_STATED GOAL_
Please, without the pictures, retype exactly the lines from the start of the material through the line that holds "fill=VisGreen] (vis) at".

_DATASET SECTION_
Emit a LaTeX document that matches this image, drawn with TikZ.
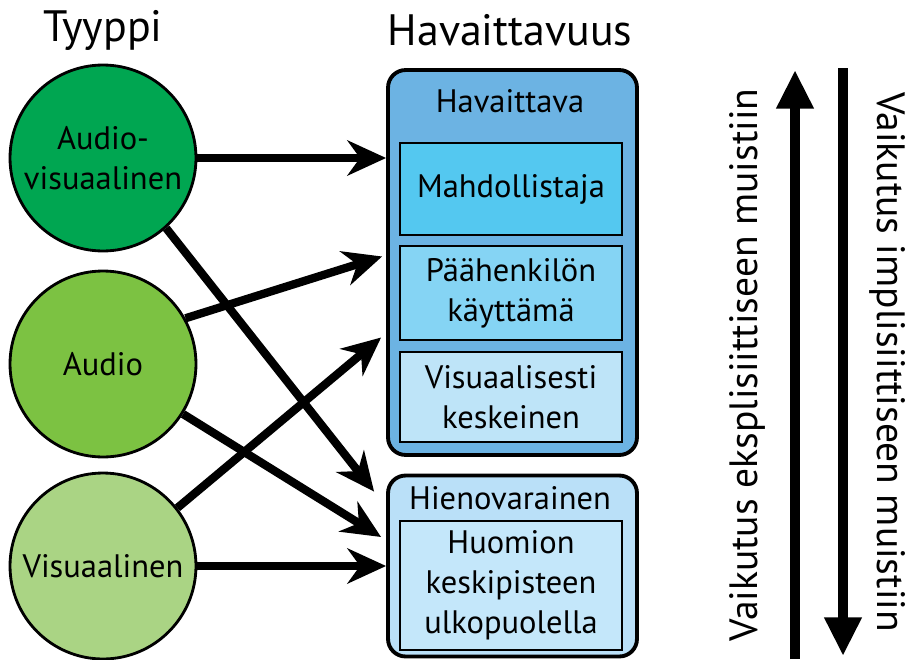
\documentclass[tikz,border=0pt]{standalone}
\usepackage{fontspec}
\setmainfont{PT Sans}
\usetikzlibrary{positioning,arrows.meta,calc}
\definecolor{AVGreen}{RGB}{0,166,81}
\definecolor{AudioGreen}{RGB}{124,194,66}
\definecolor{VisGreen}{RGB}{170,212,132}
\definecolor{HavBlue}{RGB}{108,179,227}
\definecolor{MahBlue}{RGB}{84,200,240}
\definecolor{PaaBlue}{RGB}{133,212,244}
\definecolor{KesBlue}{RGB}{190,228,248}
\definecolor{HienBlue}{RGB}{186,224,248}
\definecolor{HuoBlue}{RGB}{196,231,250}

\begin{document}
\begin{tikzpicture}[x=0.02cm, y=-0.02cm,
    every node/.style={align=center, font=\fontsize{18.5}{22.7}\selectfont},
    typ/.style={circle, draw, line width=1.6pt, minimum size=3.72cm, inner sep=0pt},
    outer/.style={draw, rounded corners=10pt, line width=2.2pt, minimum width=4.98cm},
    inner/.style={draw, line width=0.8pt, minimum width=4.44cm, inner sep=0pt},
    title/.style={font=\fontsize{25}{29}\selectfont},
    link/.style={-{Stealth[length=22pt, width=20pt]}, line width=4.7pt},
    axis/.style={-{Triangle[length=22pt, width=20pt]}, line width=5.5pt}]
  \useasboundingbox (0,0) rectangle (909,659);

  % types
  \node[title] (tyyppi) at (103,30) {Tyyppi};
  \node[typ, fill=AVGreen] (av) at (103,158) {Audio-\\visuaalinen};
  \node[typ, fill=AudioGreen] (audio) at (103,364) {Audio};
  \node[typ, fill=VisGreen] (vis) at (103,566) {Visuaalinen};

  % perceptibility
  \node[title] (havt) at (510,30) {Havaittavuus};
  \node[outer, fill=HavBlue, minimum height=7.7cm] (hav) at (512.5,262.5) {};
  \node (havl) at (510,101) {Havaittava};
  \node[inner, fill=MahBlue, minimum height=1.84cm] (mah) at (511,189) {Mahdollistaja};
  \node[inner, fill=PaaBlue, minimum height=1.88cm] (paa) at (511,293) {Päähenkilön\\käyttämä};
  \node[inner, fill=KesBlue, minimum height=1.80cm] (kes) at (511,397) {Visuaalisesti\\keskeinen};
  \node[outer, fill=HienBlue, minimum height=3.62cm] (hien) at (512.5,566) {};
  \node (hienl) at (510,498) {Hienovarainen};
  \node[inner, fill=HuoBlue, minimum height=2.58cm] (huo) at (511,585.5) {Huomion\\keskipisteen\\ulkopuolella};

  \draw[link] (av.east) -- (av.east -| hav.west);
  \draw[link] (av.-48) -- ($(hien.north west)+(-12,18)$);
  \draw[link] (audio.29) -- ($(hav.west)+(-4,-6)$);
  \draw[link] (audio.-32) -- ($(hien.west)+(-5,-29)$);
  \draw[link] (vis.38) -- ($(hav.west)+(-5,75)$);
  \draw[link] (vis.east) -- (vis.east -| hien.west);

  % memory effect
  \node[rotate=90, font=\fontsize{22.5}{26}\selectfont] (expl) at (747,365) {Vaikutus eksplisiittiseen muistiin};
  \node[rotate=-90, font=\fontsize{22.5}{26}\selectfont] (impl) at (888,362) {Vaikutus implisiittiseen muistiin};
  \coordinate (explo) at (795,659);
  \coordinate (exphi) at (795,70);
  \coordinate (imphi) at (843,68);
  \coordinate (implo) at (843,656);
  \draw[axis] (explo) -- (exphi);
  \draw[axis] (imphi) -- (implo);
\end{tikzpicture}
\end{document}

_SOLUTION BELOW_
Emit a LaTeX document that matches this image, drawn with TikZ.
\documentclass[tikz,border=0pt]{standalone}
\usepackage{fontspec}
\setmainfont{PT Sans}
\usetikzlibrary{positioning,arrows.meta,calc}
\definecolor{AVGreen}{RGB}{0,166,81}
\definecolor{AudioGreen}{RGB}{124,194,66}
\definecolor{VisGreen}{RGB}{170,212,132}
\definecolor{HavBlue}{RGB}{108,179,227}
\definecolor{MahBlue}{RGB}{84,200,240}
\definecolor{PaaBlue}{RGB}{133,212,244}
\definecolor{KesBlue}{RGB}{190,228,248}
\definecolor{HienBlue}{RGB}{186,224,248}
\definecolor{HuoBlue}{RGB}{196,231,250}

\begin{document}
\begin{tikzpicture}[x=0.02cm, y=-0.02cm,
    every node/.style={align=center, font=\fontsize{18.5}{22.7}\selectfont},
    typ/.style={circle, draw, line width=1.6pt, minimum size=3.72cm, inner sep=0pt},
    outer/.style={draw, rounded corners=10pt, line width=2.2pt, minimum width=4.98cm},
    inner/.style={draw, line width=0.8pt, minimum width=4.44cm, inner sep=0pt},
    title/.style={font=\fontsize{25}{29}\selectfont},
    link/.style={-{Stealth[length=22pt, width=20pt]}, line width=4.7pt},
    axis/.style={-{Triangle[length=22pt, width=20pt]}, line width=5.5pt}]
  \useasboundingbox (0,0) rectangle (909,659);

  % types
  \node[title] (tyyppi) at (103,30) {Tyyppi};
  \node[typ, fill=AVGreen] (av) at (103,158) {Audio-\\visuaalinen};
  \node[typ, fill=AudioGreen] (audio) at (103,364) {Audio};
  \node[typ, fill=VisGreen] (vis) at (103,566) {Visuaalinen};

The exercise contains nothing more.